Profesor I Gusti Ayu Ketut Rachmi Handayani dan Jalan Mengatasi Konflik Tenurial
Perempuan dan Pendidikan Hukum:

Profesor I Gusti Ayu Ketut Rachmi Handayani dan Jalan Mengatasi Konflik Tenurial

Mengusung gagasan sarjana hukum yang berintegritas, humanis dan berprinsip pada keadilan, I Gusti Ayu Ketut Rachmi Handayani memimpin Fakultas Hukum UNS Surakarta. Karya ilmiahnya banyak berkaitan dengan pelestarian lingkungan hidup.

Muhammad Yasin
Bacaan 2 Menit

 

Misalnya, bagaimana seharusnya kawasan hutan ditetapkan. “Pengaturan penetapan kawasan hutan harus responsif yang mempunyai kapasitas untuk beradaptasi yang bertanggung jawab, adaptasi yang selektif dan tidak serampangan.
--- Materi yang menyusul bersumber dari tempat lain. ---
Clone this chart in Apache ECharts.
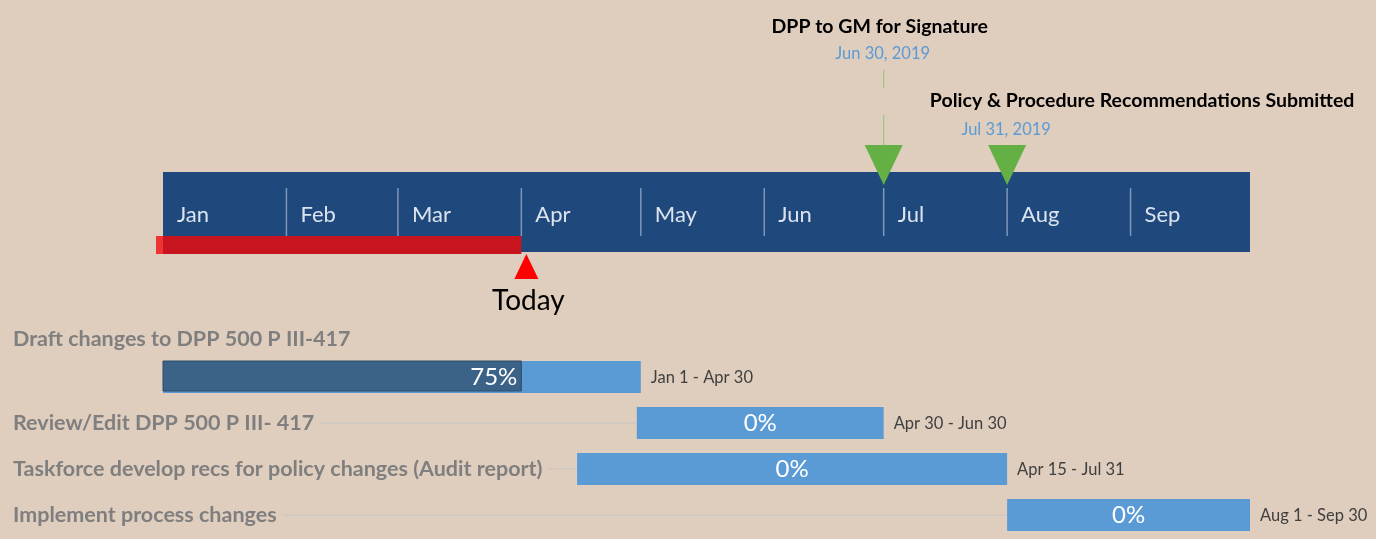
<!DOCTYPE html>
<html>
<head>
<meta charset="utf-8">
<title>Timeline</title>
<script src="https://cdn.jsdelivr.net/npm/echarts@6/dist/echarts.min.js"></script>
<style>
  html, body { margin: 0; padding: 0; background: #DFCDBD; }
  #chart { width: 1376px; height: 539px; }
</style>
</head>
<body>
<div id="chart"></div>
<script>
// timeline range and month ticks
const axisStart = '2019-01-01';
const axisEnd = '2019-10-01';
const months = ['Jan', 'Feb', 'Mar', 'Apr', 'May', 'Jun', 'Jul', 'Aug', 'Sep'];
const monthStarts = ['2019-01-01', '2019-02-01', '2019-03-01', '2019-04-01', '2019-05-01',
  '2019-06-01', '2019-07-01', '2019-08-01', '2019-09-01'];
const today = '2019-04-01';

// milestones
const milestoneNames = ['DPP to GM for Signature', 'Policy & Procedure Recommendations Submitted'];
const milestoneDates = ['2019-06-30', '2019-07-31'];

// tasks
const taskNames = [
  'Draft changes to DPP 500 P III-417',
  'Review/Edit DPP 500 P III- 417',
  'Taskforce develop recs for policy changes (Audit report)',
  'Implement process changes'
];
const taskStarts = ['2019-01-01', '2019-04-30', '2019-04-15', '2019-08-01'];
const taskEnds = ['2019-04-30', '2019-06-30', '2019-07-31', '2019-09-30'];
const taskProgress = [75, 0, 0, 0];

// label placement for milestones (style only)
const milestoneLabelStyle = [{dx: -4, level: 0}, {dx: 135, level: 1}];

const BG = '#DFCDBD';
const FONT = 'Lato, "Open Sans", sans-serif';

function day(s, plus) {
  const p = s.split('-').map(Number);
  return +new Date(p[0], p[1] - 1, p[2] + (plus || 0));
}
function fmt(s, withYear) {
  const p = s.split('-').map(Number);
  return months[p[1] - 1] + ' ' + p[2] + (withYear ? ', ' + p[0] : '');
}

const chart = echarts.init(document.getElementById('chart'));

chart.setOption({
  backgroundColor: BG,
  animation: false,
  grid: [
    {left: 163, right: 126, top: 172, height: 80, show: true, backgroundColor: '#1F497D', borderWidth: 0},
    {left: 163, right: 126, top: 354, height: 184}
  ],
  xAxis: [
    {type: 'time', gridIndex: 0, min: day(axisStart), max: day(axisEnd), show: false},
    {type: 'time', gridIndex: 1, min: day(axisStart), max: day(axisEnd), show: false}
  ],
  yAxis: [
    {type: 'value', gridIndex: 0, min: 0, max: 1, show: false},
    {type: 'category', gridIndex: 1, data: taskNames, inverse: true, show: false}
  ],
  series: [
    { // month separators and names
      type: 'custom',
      xAxisIndex: 0, yAxisIndex: 0,
      encode: {x: 0},
      data: monthStarts.map((d, i) => [day(d), i]),
      renderItem: function (params, api) {
        const x = api.coord([api.value(0), 0])[0];
        const top = params.coordSys.y;
        const i = api.value(1);
        const children = [{
          type: 'text', x: x + 14, y: top + 43,
          style: {text: months[i], fill: '#DCE3EE', font: '22px ' + FONT, align: 'left', verticalAlign: 'middle'}
        }];
        if (i > 0) {
          children.push({
            type: 'line', shape: {x1: x, y1: top + 16, x2: x, y2: top + 64},
            style: {stroke: '#7F97B8', lineWidth: 1.5}
          });
        }
        return {type: 'group', children: children};
      }
    },
    { // elapsed time bar
      type: 'custom',
      xAxisIndex: 0, yAxisIndex: 0,
      encode: {x: [0, 1]},
      data: [[day(axisStart), day(today)]],
      renderItem: function (params, api) {
        const x0 = api.coord([api.value(0), 0])[0];
        const x1 = api.coord([api.value(1), 0])[0];
        const top = params.coordSys.y;
        return {type: 'group', children: [
          {type: 'rect', shape: {x: x0 - 7, y: top + 64, width: 7, height: 18}, style: {fill: '#EE3333'}},
          {type: 'rect', shape: {x: x0, y: top + 64, width: x1 - x0, height: 18}, style: {fill: '#C8141F'}}
        ]};
      }
    },
    { // today marker
      type: 'custom',
      xAxisIndex: 0, yAxisIndex: 0,
      encode: {x: 0},
      data: [[day(today)]],
      renderItem: function (params, api) {
        const x = api.coord([api.value(0), 0])[0] + 5;
        const top = params.coordSys.y;
        return {type: 'group', children: [
          {type: 'polygon', shape: {points: [[x, top + 82], [x + 12, top + 107], [x - 12, top + 107]]},
            style: {fill: '#FF0000'}},
          {type: 'text', x: x + 2, y: top + 129,
            style: {text: 'Today', fill: '#000', font: '28px ' + FONT, align: 'center', verticalAlign: 'middle'}}
        ]};
      }
    },
    { // milestones
      type: 'custom',
      xAxisIndex: 0, yAxisIndex: 0,
      encode: {x: 0},
      data: milestoneDates.map((d, i) => [day(d, 1), i]),
      renderItem: function (params, api) {
        const x = api.coord([api.value(0), 0])[0];
        const top = params.coordSys.y;
        const i = api.value(1);
        const st = milestoneLabelStyle[i];
        const nameY = st.level === 0 ? 27 : 101;
        const dateY = st.level === 0 ? 54 : 130;
        const children = [
          {type: 'polygon', shape: {points: [[x - 19, top - 27], [x + 19, top - 27], [x, top + 13]]},
            style: {fill: '#64B045'}},
          {type: 'text', x: x + st.dx, y: nameY,
            style: {text: milestoneNames[i], fill: '#000', font: 'bold 19.5px ' + FONT, align: 'center', verticalAlign: 'middle'}},
          {type: 'text', x: x - 1, y: dateY,
            style: {text: fmt(milestoneDates[i], true), fill: '#5B9BD5', font: '16.5px ' + FONT, align: 'center', verticalAlign: 'middle'}}
        ];
        if (st.level === 0) {
          children.push(
            {type: 'line', shape: {x1: x, y1: 70, x2: x, y2: 88}, style: {stroke: '#9CC685', lineWidth: 1.2}},
            {type: 'line', shape: {x1: x, y1: 115, x2: x, y2: top - 27}, style: {stroke: '#9CC685', lineWidth: 1.2}}
          );
        }
        return {type: 'group', children: children};
      }
    },
    { // task bars
      type: 'custom',
      xAxisIndex: 1, yAxisIndex: 1,
      encode: {x: [1, 2], y: 0},
      data: taskNames.map((n, i) => [i, day(taskStarts[i]), day(taskEnds[i], 1), taskProgress[i]]),
      renderItem: function (params, api) {
        const i = api.value(0);
        const start = api.coord([api.value(1), i]);
        const end = api.coord([api.value(2), i]);
        const cy = start[1];
        const x0 = start[0], x1 = end[0];
        const w = x1 - x0;
        const p = api.value(3);
        const h = 32;
        const labelAbove = api.value(1) <= day(axisStart);
        const children = [];
        if (!labelAbove) {
          children.push({type: 'line', shape: {x1: 13, y1: cy, x2: x0, y2: cy},
            style: {stroke: '#CEC9C3', lineWidth: 1.5}});
        }
        children.push({
          type: 'text', x: 13, y: labelAbove ? cy - 38 : cy,
          style: {text: taskNames[i], fill: '#7F7F7F', font: 'bold 21.5px ' + FONT, align: 'left',
            verticalAlign: 'middle', backgroundColor: BG, padding: [2, 6, 2, 0]}
        });
        children.push({type: 'rect', shape: {x: x0, y: cy - h / 2, width: w, height: h},
          style: {fill: '#5B9BD5'}});
        if (p > 0) {
          const pw = w * p / 100;
          children.push({type: 'rect', shape: {x: x0, y: cy - h / 2, width: pw, height: h - 2},
            style: {fill: '#3B6388', stroke: '#2F4C6A', lineWidth: 1}});
          children.push({type: 'text', x: x0 + pw - 4, y: cy,
            style: {text: p + '%', fill: '#fff', font: '24px ' + FONT, align: 'right', verticalAlign: 'middle'}});
        } else {
          children.push({type: 'text', x: x0 + w / 2, y: cy,
            style: {text: p + '%', fill: '#fff', font: '24px ' + FONT, align: 'center', verticalAlign: 'middle'}});
        }
        children.push({type: 'text', x: x1 + 10, y: cy + 1,
          style: {text: fmt(taskStarts[i]) + ' - ' + fmt(taskEnds[i]), fill: '#404040', font: '16.5px ' + FONT,
            align: 'left', verticalAlign: 'middle'}});
        return {type: 'group', children: children};
      }
    }
  ]
});
</script>
</body>
</html>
Pengaturan penetapan kawasan hutan harus menekankan pada keadilan substantif dan akses partisipasi publik dibuka lebar dalam rangka advokasi hukum dan sosial. Partisipasi publik dapat meningkat jika pemerintah juga menyediakan informasi yang memadai kepada masyarakat, sebagaimana tergambar juga dalam tulisan Prof. Ayu dan kawan-kawan yang dimuat di salah satu jurnal pada 2015 lalu: “Guarantee Access to Information of Climate Change on Water Resources Based on National Plan Climate Change Adaptation in Indonesia”.

 

Dalam hal terjadi pelanggaran perizinan, hukum administrasi negara harus ditegakkan, baik melalui pengawasan maupun penerapan sanksi. Pengawasan adalah langkah preventif memaksakan kepatuhan; sedangkan penerapan sanksi adalah langkah represif untuk memaksakan kepatuhan. Sanksi dalam ranah hukum administrasi sangat beragam, dan secara teknis tersebar dalam banyak peraturan perundang-undangan. Setidaknya dapat berupa paksaan pemerintah, penarikan kembali keputusan yang menguntungkan, uang paksa, atau denda administratif.

 

Dalam pidato pengukuhan, Prof. Ayu menuliskan bahwa HAN bertugas melakukan pengawasab penataan terhadap persyaratan izin dan kewajiban peraturan perundang-undangan, Kementerian LHK memiliki kewajiban melakukan pengawasan lapis kedua (oversight) dan penegakan hukum lapis kedua (second line enforcement). Yang pertama dilakukan jika ada pelanggaran serius yang dilakukan dalam kegiatan usaha; sedangkan yang kedua dilakukan jika ada kesengajaan pemerintah daerah tidak menerapkan sanksi administrasi terhadap pelanggaran yang bersifat serius.

 

Apapun jenis sanksi yang dijatuhkan atas pelanggaran tertentu, katakanlah pencemaran sungai, tujuannya adalah melindungi lingkungan hidup dari perusakan, menanggulangi perusakan lingkungan, memulihkan kualitas lingkungan, dan memberikan efek jera kepada pelaku. Pemerintah tak akan dapat menjalankan tugas itu jika pemangku kepentingan lain tak dilibatkan, khususnya masyarakat. Masyarakat dapat memanfaatkan mekanisme pengaduan, mengajukan upaya hukum administrasi, bahkan dalam isu lingkungan diakomodasi hak gugat organisasi lingkungan hidup. Kuncinya adalah membangun keterpaduan penyelesaian konflik tenurial. Di mata prof. Ayu, masyarakat bisa menjadi ujung tombak untuk menjalankan peraturan perundang-undangan bidang sumber daya alam.

 

Itu sebabnya, pelibatan masyarakat adalah bagian dari rekomendasi yang disampaikan Prof. Ayu dalam menyelesaian konflik tenurial. Tentu saja para pemangku kepentingan langsung lainnya juga penting; demikian pula kalangan perguruan tinggi. Kemauan politik pemerintah menjadi kunci, sekaligus mendorong koordinasi pimpinan tinggi di setiap strata. Apalagi jika ada lembaga yang secara khusus menangani konflik itu mulai dari daerah hingga ke pusat. Di situlah, HAN akan banyak berperan dan dapat dipergunakan para pemangku kepentingan mengatasi konflik tenurial yang terjadi.